- [LISTED RECORDS]:
• • • • •

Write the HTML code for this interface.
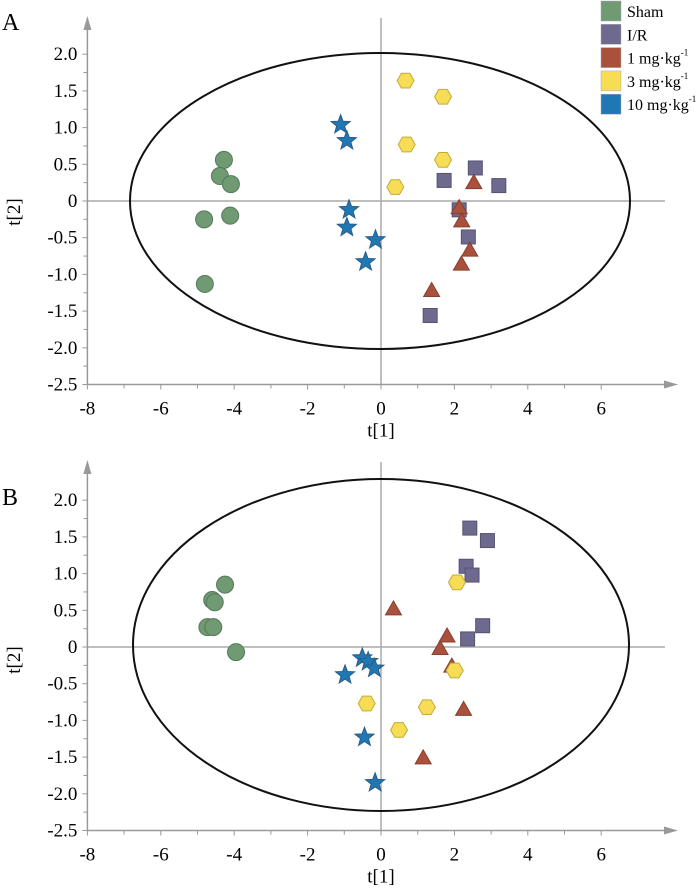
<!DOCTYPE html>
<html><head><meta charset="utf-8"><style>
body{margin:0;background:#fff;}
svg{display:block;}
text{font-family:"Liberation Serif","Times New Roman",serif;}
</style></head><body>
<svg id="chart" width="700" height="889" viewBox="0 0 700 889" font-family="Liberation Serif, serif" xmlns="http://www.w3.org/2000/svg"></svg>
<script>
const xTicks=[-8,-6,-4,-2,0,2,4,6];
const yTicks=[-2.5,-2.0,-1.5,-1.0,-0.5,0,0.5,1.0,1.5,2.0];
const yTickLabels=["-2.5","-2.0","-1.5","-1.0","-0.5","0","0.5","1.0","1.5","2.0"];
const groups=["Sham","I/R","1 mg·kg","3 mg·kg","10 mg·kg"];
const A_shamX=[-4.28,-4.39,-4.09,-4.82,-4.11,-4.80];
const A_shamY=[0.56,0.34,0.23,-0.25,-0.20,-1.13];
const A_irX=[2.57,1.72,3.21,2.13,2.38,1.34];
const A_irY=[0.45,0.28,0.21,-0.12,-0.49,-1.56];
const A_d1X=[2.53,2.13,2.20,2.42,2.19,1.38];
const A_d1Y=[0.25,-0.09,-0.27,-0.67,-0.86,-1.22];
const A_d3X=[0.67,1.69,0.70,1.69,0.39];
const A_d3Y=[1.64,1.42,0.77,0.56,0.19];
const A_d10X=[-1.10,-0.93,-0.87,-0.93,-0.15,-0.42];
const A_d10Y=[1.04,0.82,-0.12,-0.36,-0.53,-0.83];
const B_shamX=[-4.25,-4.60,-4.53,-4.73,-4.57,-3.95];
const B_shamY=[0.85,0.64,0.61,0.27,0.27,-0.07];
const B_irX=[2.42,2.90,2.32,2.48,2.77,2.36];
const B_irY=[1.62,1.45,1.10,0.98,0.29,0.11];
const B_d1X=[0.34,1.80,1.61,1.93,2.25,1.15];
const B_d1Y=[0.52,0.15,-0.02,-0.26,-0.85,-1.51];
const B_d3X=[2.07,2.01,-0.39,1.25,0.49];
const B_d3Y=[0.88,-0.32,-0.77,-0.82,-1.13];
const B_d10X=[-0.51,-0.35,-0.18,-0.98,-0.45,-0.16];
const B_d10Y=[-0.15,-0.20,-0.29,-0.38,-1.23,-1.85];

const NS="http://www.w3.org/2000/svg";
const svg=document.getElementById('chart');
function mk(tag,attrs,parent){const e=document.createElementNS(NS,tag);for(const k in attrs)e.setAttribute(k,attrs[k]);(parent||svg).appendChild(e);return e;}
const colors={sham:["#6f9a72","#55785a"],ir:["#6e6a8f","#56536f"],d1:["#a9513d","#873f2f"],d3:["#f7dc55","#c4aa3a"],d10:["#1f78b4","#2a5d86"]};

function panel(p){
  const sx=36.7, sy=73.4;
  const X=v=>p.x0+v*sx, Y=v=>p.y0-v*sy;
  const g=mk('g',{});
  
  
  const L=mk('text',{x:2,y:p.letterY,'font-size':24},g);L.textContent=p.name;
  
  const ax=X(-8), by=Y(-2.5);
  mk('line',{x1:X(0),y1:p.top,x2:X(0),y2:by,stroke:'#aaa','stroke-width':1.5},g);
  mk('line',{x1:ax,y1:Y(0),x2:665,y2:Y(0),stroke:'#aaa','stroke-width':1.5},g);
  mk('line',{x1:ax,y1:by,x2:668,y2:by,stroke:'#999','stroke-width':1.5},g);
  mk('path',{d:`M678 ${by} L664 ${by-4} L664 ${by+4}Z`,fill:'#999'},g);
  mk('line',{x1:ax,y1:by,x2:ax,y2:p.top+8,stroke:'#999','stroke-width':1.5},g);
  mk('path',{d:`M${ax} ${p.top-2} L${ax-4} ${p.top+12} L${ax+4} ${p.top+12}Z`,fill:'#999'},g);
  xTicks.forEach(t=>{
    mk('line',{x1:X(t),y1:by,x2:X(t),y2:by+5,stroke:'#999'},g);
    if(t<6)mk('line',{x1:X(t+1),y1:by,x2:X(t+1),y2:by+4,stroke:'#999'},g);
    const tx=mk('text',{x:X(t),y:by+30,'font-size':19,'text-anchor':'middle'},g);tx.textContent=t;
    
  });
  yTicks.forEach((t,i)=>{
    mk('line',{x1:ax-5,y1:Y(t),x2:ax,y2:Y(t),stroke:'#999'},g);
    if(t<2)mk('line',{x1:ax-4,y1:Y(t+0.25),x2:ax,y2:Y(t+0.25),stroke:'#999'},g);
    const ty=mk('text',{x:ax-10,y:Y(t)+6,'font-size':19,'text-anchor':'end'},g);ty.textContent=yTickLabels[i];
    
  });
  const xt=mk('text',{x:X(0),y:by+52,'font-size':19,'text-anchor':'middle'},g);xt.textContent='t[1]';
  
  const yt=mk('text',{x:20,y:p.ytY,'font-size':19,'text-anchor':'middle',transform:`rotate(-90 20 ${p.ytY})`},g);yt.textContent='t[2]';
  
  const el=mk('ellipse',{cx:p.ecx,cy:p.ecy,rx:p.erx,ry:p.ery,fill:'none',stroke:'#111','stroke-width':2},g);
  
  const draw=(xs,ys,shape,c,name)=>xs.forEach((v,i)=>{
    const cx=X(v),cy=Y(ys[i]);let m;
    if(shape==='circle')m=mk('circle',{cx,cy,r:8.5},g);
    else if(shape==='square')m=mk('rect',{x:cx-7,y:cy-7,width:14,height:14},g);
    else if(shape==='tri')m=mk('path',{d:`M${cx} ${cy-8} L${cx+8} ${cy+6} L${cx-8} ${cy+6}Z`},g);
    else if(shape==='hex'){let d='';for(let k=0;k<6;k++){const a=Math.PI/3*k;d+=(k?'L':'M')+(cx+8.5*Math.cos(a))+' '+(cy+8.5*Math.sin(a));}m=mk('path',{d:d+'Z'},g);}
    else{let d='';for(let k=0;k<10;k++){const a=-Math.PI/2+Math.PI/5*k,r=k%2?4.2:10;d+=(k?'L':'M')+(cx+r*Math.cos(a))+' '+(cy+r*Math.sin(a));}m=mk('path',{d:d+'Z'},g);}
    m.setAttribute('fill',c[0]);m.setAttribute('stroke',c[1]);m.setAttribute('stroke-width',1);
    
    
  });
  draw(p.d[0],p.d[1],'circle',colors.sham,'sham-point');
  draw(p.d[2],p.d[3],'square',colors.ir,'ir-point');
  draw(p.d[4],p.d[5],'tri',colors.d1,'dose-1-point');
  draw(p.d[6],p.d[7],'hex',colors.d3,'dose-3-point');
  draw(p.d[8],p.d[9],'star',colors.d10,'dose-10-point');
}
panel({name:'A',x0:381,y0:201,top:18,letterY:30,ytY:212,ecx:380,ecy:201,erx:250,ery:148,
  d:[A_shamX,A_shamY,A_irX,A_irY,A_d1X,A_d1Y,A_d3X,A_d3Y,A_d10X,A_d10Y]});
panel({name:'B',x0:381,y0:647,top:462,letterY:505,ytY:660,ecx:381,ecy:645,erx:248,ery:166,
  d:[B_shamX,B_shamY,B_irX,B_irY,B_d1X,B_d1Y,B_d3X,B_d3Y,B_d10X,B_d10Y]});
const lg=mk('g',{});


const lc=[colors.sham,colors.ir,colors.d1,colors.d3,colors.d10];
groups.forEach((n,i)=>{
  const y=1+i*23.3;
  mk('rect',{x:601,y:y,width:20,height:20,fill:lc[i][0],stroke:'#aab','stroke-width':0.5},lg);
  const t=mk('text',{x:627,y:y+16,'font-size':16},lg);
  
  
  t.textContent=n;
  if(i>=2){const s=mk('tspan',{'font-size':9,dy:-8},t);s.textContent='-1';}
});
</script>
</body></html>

• • • • •

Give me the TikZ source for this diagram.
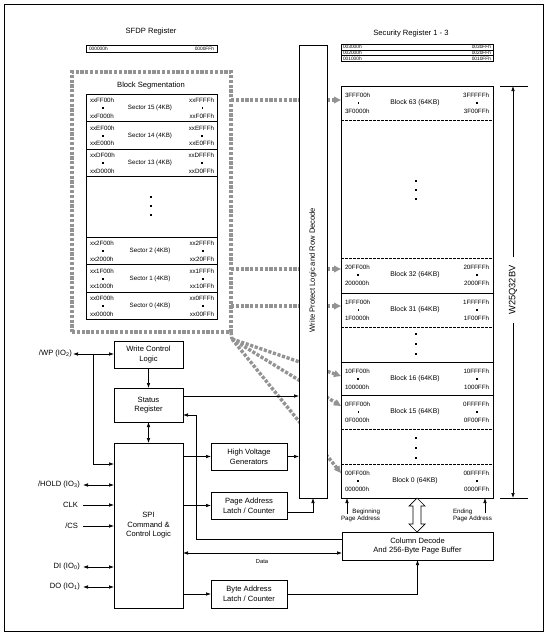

• • • • •

Leave out the pictures and transcribe exactly the lines from the one containing "Write the HTML code for this interface." through the one containing "const B_d10Y=[-0.15,-0.20,-0.29,-0.38,-1.23,-1.85];".

- [RESPONSE BELOW]:
Write the HTML code for this interface.
<!DOCTYPE html>
<html><head><meta charset="utf-8"><style>
body{margin:0;background:#fff;}
svg{display:block;}
text{font-family:"Liberation Serif","Times New Roman",serif;}
</style></head><body>
<svg id="chart" width="700" height="889" viewBox="0 0 700 889" font-family="Liberation Serif, serif" xmlns="http://www.w3.org/2000/svg"></svg>
<script>
const xTicks=[-8,-6,-4,-2,0,2,4,6];
const yTicks=[-2.5,-2.0,-1.5,-1.0,-0.5,0,0.5,1.0,1.5,2.0];
const yTickLabels=["-2.5","-2.0","-1.5","-1.0","-0.5","0","0.5","1.0","1.5","2.0"];
const groups=["Sham","I/R","1 mg·kg","3 mg·kg","10 mg·kg"];
const A_shamX=[-4.28,-4.39,-4.09,-4.82,-4.11,-4.80];
const A_shamY=[0.56,0.34,0.23,-0.25,-0.20,-1.13];
const A_irX=[2.57,1.72,3.21,2.13,2.38,1.34];
const A_irY=[0.45,0.28,0.21,-0.12,-0.49,-1.56];
const A_d1X=[2.53,2.13,2.20,2.42,2.19,1.38];
const A_d1Y=[0.25,-0.09,-0.27,-0.67,-0.86,-1.22];
const A_d3X=[0.67,1.69,0.70,1.69,0.39];
const A_d3Y=[1.64,1.42,0.77,0.56,0.19];
const A_d10X=[-1.10,-0.93,-0.87,-0.93,-0.15,-0.42];
const A_d10Y=[1.04,0.82,-0.12,-0.36,-0.53,-0.83];
const B_shamX=[-4.25,-4.60,-4.53,-4.73,-4.57,-3.95];
const B_shamY=[0.85,0.64,0.61,0.27,0.27,-0.07];
const B_irX=[2.42,2.90,2.32,2.48,2.77,2.36];
const B_irY=[1.62,1.45,1.10,0.98,0.29,0.11];
const B_d1X=[0.34,1.80,1.61,1.93,2.25,1.15];
const B_d1Y=[0.52,0.15,-0.02,-0.26,-0.85,-1.51];
const B_d3X=[2.07,2.01,-0.39,1.25,0.49];
const B_d3Y=[0.88,-0.32,-0.77,-0.82,-1.13];
const B_d10X=[-0.51,-0.35,-0.18,-0.98,-0.45,-0.16];
const B_d10Y=[-0.15,-0.20,-0.29,-0.38,-1.23,-1.85];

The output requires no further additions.